• [Written task]: In the listing that follows, retype every line from the first through the one containing "import plotly.graph_objects as go". Pictures are to be left out.

————

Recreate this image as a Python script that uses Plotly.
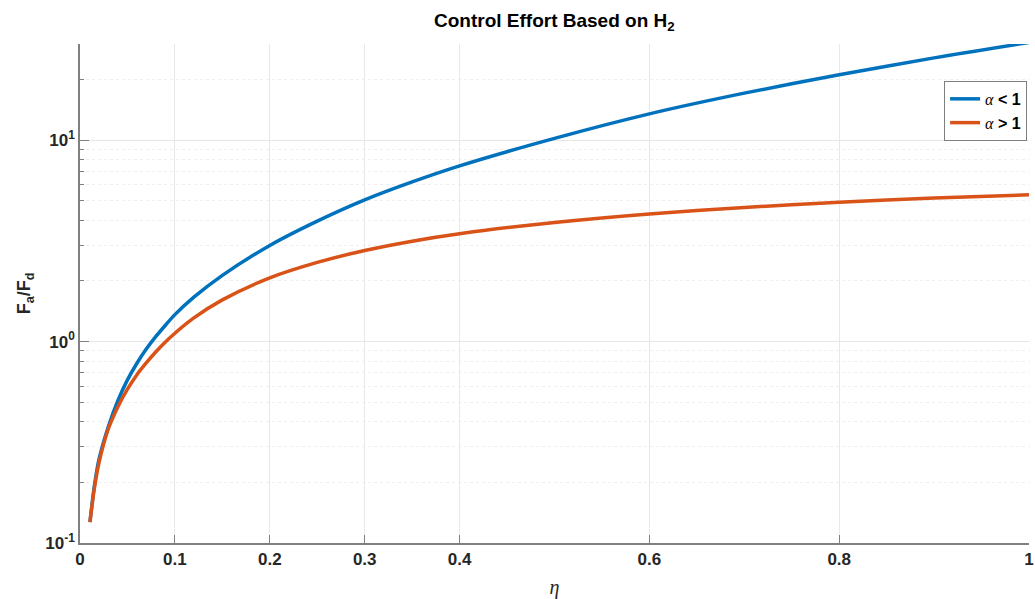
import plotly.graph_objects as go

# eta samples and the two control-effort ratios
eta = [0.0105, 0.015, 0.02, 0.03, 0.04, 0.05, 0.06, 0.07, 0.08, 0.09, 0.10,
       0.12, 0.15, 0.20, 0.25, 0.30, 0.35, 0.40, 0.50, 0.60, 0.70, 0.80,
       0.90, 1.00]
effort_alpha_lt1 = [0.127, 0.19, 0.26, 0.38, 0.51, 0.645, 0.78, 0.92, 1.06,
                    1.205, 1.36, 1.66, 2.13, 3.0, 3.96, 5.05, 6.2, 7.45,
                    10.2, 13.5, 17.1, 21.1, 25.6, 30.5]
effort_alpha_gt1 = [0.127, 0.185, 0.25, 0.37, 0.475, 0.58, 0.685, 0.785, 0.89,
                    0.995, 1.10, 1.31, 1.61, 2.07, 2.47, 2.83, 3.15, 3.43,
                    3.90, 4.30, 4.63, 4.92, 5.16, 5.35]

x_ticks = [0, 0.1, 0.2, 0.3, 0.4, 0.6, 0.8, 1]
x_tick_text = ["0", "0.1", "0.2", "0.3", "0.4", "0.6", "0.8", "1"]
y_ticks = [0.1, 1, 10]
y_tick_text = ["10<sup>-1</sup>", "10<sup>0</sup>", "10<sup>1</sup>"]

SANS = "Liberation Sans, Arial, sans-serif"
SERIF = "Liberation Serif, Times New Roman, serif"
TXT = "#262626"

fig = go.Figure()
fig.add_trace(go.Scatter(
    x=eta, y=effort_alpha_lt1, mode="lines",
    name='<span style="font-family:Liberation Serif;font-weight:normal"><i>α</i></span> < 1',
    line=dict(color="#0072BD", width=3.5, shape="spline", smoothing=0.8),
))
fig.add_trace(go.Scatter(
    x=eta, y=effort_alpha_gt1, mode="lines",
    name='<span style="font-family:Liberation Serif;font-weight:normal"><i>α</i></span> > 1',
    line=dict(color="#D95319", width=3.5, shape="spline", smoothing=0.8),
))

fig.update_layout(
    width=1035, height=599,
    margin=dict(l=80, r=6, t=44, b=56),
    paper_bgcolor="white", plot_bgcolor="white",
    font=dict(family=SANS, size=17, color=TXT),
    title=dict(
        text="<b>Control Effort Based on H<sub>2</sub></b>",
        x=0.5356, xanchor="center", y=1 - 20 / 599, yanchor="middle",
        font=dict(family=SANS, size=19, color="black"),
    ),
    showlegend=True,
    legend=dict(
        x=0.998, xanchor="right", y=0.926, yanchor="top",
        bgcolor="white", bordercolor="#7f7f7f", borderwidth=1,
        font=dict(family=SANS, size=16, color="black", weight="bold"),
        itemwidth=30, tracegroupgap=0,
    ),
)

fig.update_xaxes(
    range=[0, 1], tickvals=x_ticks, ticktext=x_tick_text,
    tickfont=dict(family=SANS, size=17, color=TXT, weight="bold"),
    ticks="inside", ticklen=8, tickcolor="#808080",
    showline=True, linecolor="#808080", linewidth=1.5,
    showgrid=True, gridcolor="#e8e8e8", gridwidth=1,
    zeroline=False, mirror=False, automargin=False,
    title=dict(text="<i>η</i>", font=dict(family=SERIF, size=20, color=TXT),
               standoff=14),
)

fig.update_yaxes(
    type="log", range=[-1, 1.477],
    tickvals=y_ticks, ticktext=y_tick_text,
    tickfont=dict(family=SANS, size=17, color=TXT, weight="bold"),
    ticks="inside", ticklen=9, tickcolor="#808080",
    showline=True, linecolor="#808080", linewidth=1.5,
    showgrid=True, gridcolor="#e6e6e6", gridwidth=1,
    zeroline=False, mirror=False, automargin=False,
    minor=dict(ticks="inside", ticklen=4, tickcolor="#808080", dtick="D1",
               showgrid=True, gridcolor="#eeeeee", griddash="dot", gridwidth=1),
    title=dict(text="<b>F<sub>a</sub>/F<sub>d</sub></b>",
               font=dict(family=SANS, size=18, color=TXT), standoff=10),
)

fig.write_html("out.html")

————

• [Full output]:
Recreate this image as a Python script that uses Plotly.
import plotly.graph_objects as go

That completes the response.